Во время своего плена я познакомился с одним замечательным человеком: его звали в горах Запорожцем, хотя он носил, прежде много других имен, как увидит тот, кто будет иметь терпение дослушать мой рассказ. Никто не знал, кто он, какого рода и племени, знали только, что он долго жил на Кубани, потом жил в горах у разных племен и совершил много дел канлы[1], т. е. «многим людям пить дал», как говорят черкесы, вместо того, чтобы сказать: убил. Вообще его очень уважали и, может быть, даже боялись, что почти одно и то же. У него было много кунаков между князьями и хорошими узденями, у которых он и жил в кунацкой, то у одного, то у другого, потому что своей сакли и своей семьи у него не было. С этим-то человеком я очень любил разговаривать, может быть, потому, что он рассказывал мне про Кубань, а в плену так приятно слышать хоть что-нибудь об своей стороне, а главное потому, что разговор его казался мне интересным. Он очень красноречиво описывал свою простую скитальческую, но полную приключений жизнь: он только не любил говорить о своем происхождении. Раз я спросил его: кто он: христиан или магометанин? — «Запорожец», — отвечал он. — Но какой же ты веры? — «Бельмесим (не понимаю)», — отвечал он, качая головой, хотя он очень хорошо понимал по-русски. — «Я знаю, что есть бог в горах, есть бог в степи, на Кубани, на море, везде бог… Один бог, — сказал он, подумав немного. — Когда я ходил там по Кубани ( несколько неразобр. слов ), я тоже видел, что есть бог, как и в горах, как и на море, когда ветер так сильно дует, что небо совсем пропал бывает! Только черные тучи ходят то туда, то сюда, и ветер разносит дождь далеко по морю, которое страшно ревет, как будто сердится, а потом вдруг море делается тихо и прозрачно, как стекло, только немного шевелится, как будто тяжело дышит, как лошадь, на которой много скакали, а на небе светло, а тучи, молния и гром далеко, и сквозь небо видны горы и все так хорошо!» (и он щелкал языком, как делают обычно татары, если хотят выразить свое удовольствие). «Это все бог работает!» — прибавил он.

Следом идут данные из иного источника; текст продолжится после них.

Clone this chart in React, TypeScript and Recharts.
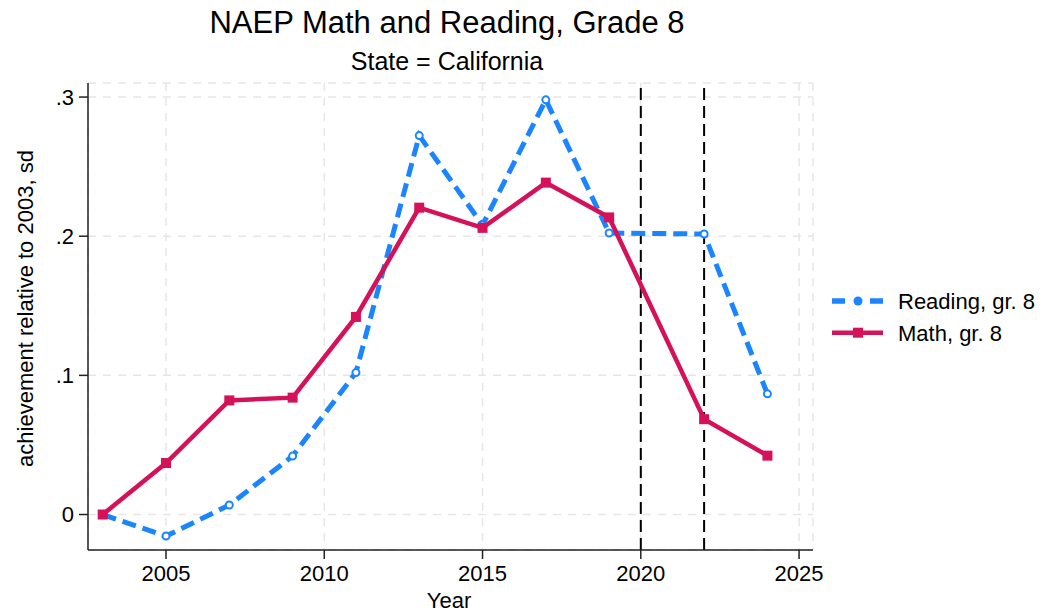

Подобные выходки Запорожца напомнили мне Патфайндера[2], и я понимал, что это поэтическое создание американского романиста возможно и, может быть, нигде так не возможно, как на Кавказе, где природа так величественно хороша, что невольно всякому, даже самому грубому человеку напоминает своего творца.
«Отчего тебя называют Запорожцем?» — спрашивал я его не раз. — «Мой отец был запорожцем, эски-казак, старый казак», — прибавил он. — Но как же ты попал в горы? — спросил я его, потому что не раз он мне говорил сам, что его отец родился узденем, вольным человеком. — «Это давно было, об этом не надо говорить», — отвечал он. В первом письме моем из плена на линию я просил, чтобы мне прислали бумаги, и через месяц я получил десть писчей бумаги; Сперва я вел свой дневник, но потом мне надоело писать каждый день одно и то же: 14 числа. Я целый день рубил дрова и, возвратившись, в награду получил гнилой чурек. 15 числа. Я пас скотину в лесу и целый день думал как бы бежать, но бежать нет возможности, и мальчики, которые помогают мне пасти скотину, стерегут меня и, вероятно, для развлечения попеременно приходят мне плевать в глаза. 16 числа. Опять рубил дрова, опять пас скотину и т. д.
Мне надоело, я бросил дневник и стал записывать рассказы моего приятеля Запорожца о его жизни на линии. Они казались мне тогда очень замечательными, особенно, когда он мне их рассказывал на своем черкесском языке, который очень удобен для красноречивых описаний, поэтических сравнений и вообще отличается от всех известных мне горских наречий своей силой и оригинальными оборотами речи. Мои записки показались подозрительными черкесам и раз у меня их отобрали и отвезли к какому-то беглому грамотному солдату, который прочел их и объявил черкесам, что это — «глупости». Их возвратили мне, и эти-то глупости я xoчу рассказать вам, мои любезные читатели.